I play tabletop RPGs, and I tend to play them with a flavour of a sort of high-impact pulp fantasy. These are stories inspired in no small part by anime, mostly anime that are themselves inspired by the JRPG genre.
Now, JRPGs are character-driven; they tend not to want to represent a sort of agnostic world. Most western RPGs, and most tabletop RPGs that like that feel, are trying to present a world that simply is the way it always was – your characters, your people don’t matter that much to the world until you start engaging with it. This means that it tends to be more common to see games and settings where characters have their own lives that they want to get back to, and that means that it’s not so common to see characters you can romance.
The tabletop games we tend to play then are games which work in the opposite genre; the plot is in some ways structured around our characters; we’re known by important characters, or locations have some reason to resonate with our characters. My Paladin, for example, will almost always go out of his way to free a slave or punish a torturer, which may sound like it’s basic Paladinning, but in his case it’s definitely above and beyond, and it comes from a personal place.
I also really like smooching in plots.
I like that sort of general non-specific characters-romancing-characters. It’s just something I really like in a plot. On the other hand, I am also super shy, so I don’t often actually get to do romances – certainly not anywhere prominent. In some cases, I have elaborate headcanons about my characters and the NPCs they wound up smooching, just, you know, in private and it’s not anything anyone else has to deal with.
Now, it’s not a shock that many other gamers are awkward, and when you hear the phrase romanced an NPC odds are good you have a flashing warning sign in your mind going oh God no please no.
I just wanted to share my general ideas about how to handle this, as a player who wants to romance characters, both player and nonplayer.
- Read the Room. Lots of people at the table may not be interested in watching your character flirt with another character or an NPC. It may be that they really do like watching the cool or funny or entertaining bits and you can play those out.

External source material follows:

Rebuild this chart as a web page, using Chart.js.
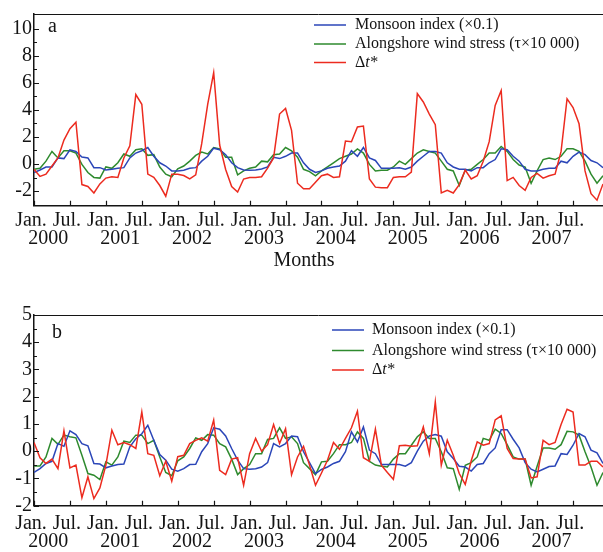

Remember in these situations, romance is often a thing that makes you the centerpiece of attention, and in those times you’re not just satisfying yourself, you’re entertaining the group. And also be respectful of their time in general, and themes they don’t wanna see happening.
- Make it Convenient. Don’t interrupt important things for your romantic thing. Ask your DM or the other player if you can work out a conversation later. This ties into the first thing. If you can’t think of the cool line or the perfect moment, then just say ‘I’ll work it out later’ or maybe even ‘I said something cool, let’s move on.’ This may be less satisfying than perfection, but you don’t want to make everyone wait for you to workshop your flirts.
- Avoid The Rules. Know what kills a romantic conversation real fast? Looking up rules in a book. If you want to try something that would work for a scene, if it’s not going to get you game mechanical advantages, just pitch it to the DM in terms of it works for the scene. Maybe your character does zippo tricks or helps someone walk along a lovely mossy log – ask your DM if you can just skip dice rolls and avoid talking about Acrobatics or Tumble checks at that point.
This isn’t to say this is a system that Gets You The NPC or PC you have your heart set on. These are just the rules I use to make sure that when I play romantic moments in games, I’m doing it in a respectful way that keeps other players from being bored or bothered.